Output the full listing below exactly as it reads, and skip anything that is a picture.

## begin

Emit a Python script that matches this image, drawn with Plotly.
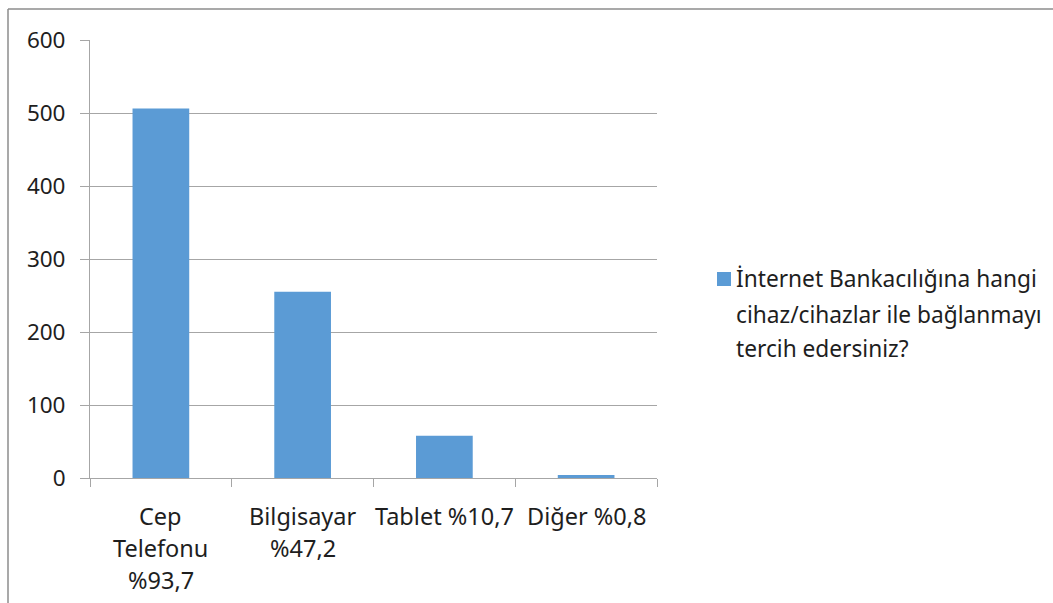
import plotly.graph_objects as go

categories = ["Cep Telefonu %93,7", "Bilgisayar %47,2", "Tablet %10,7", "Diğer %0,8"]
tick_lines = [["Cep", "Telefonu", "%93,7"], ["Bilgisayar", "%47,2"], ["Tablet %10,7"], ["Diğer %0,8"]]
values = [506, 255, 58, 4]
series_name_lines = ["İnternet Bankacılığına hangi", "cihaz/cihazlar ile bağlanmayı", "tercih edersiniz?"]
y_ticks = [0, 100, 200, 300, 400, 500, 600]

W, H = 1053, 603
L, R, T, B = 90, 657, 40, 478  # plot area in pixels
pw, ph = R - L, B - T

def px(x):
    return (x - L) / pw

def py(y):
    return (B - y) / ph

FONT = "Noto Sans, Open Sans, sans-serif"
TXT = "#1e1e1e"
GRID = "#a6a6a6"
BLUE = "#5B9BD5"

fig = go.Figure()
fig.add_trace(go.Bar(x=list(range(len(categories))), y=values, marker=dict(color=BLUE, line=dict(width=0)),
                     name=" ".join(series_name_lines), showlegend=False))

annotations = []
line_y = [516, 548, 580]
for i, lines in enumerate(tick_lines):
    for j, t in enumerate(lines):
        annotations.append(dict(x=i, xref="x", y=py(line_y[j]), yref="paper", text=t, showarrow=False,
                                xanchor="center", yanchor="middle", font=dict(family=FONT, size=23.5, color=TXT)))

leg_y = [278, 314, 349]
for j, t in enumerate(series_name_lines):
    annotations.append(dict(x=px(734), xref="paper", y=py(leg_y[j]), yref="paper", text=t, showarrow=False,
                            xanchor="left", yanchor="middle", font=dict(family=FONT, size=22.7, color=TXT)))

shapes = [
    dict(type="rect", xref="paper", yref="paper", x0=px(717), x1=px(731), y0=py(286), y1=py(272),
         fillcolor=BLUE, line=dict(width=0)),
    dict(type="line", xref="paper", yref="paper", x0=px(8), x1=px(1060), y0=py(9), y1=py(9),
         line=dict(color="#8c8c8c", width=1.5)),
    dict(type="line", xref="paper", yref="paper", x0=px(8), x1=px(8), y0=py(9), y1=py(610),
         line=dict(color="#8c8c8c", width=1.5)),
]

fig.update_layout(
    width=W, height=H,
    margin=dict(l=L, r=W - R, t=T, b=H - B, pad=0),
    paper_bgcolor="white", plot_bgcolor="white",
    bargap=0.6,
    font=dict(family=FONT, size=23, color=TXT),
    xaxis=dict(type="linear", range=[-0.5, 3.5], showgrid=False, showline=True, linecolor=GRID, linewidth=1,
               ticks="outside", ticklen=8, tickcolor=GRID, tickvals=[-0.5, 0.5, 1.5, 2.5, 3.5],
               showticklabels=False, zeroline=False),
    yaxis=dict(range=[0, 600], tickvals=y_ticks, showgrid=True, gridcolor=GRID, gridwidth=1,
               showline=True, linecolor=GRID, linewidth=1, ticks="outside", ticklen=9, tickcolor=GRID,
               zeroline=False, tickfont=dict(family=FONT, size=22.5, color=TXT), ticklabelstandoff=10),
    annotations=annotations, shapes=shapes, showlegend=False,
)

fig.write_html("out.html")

## end

▶ _Task output_
Emit a Python script that matches this image, drawn with Plotly.
import plotly.graph_objects as go

categories = ["Cep Telefonu %93,7", "Bilgisayar %47,2", "Tablet %10,7", "Diğer %0,8"]
tick_lines = [["Cep", "Telefonu", "%93,7"], ["Bilgisayar", "%47,2"], ["Tablet %10,7"], ["Diğer %0,8"]]
values = [506, 255, 58, 4]
series_name_lines = ["İnternet Bankacılığına hangi", "cihaz/cihazlar ile bağlanmayı", "tercih edersiniz?"]
y_ticks = [0, 100, 200, 300, 400, 500, 600]

W, H = 1053, 603
L, R, T, B = 90, 657, 40, 478  # plot area in pixels
pw, ph = R - L, B - T

def px(x):
    return (x - L) / pw

def py(y):
    return (B - y) / ph

FONT = "Noto Sans, Open Sans, sans-serif"
TXT = "#1e1e1e"
GRID = "#a6a6a6"
BLUE = "#5B9BD5"

fig = go.Figure()
fig.add_trace(go.Bar(x=list(range(len(categories))), y=values, marker=dict(color=BLUE, line=dict(width=0)),
                     name=" ".join(series_name_lines), showlegend=False))

annotations = []
line_y = [516, 548, 580]
for i, lines in enumerate(tick_lines):
    for j, t in enumerate(lines):
        annotations.append(dict(x=i, xref="x", y=py(line_y[j]), yref="paper", text=t, showarrow=False,
                                xanchor="center", yanchor="middle", font=dict(family=FONT, size=23.5, color=TXT)))

leg_y = [278, 314, 349]
for j, t in enumerate(series_name_lines):
    annotations.append(dict(x=px(734), xref="paper", y=py(leg_y[j]), yref="paper", text=t, showarrow=False,
                            xanchor="left", yanchor="middle", font=dict(family=FONT, size=22.7, color=TXT)))

shapes = [
    dict(type="rect", xref="paper", yref="paper", x0=px(717), x1=px(731), y0=py(286), y1=py(272),
         fillcolor=BLUE, line=dict(width=0)),
    dict(type="line", xref="paper", yref="paper", x0=px(8), x1=px(1060), y0=py(9), y1=py(9),
         line=dict(color="#8c8c8c", width=1.5)),
    dict(type="line", xref="paper", yref="paper", x0=px(8), x1=px(8), y0=py(9), y1=py(610),
         line=dict(color="#8c8c8c", width=1.5)),
]

fig.update_layout(
    width=W, height=H,
    margin=dict(l=L, r=W - R, t=T, b=H - B, pad=0),
    paper_bgcolor="white", plot_bgcolor="white",
    bargap=0.6,
    font=dict(family=FONT, size=23, color=TXT),
    xaxis=dict(type="linear", range=[-0.5, 3.5], showgrid=False, showline=True, linecolor=GRID, linewidth=1,
               ticks="outside", ticklen=8, tickcolor=GRID, tickvals=[-0.5, 0.5, 1.5, 2.5, 3.5],
               showticklabels=False, zeroline=False),
    yaxis=dict(range=[0, 600], tickvals=y_ticks, showgrid=True, gridcolor=GRID, gridwidth=1,
               showline=True, linecolor=GRID, linewidth=1, ticks="outside", ticklen=9, tickcolor=GRID,
               zeroline=False, tickfont=dict(family=FONT, size=22.5, color=TXT), ticklabelstandoff=10),
    annotations=annotations, shapes=shapes, showlegend=False,
)

fig.write_html("out.html")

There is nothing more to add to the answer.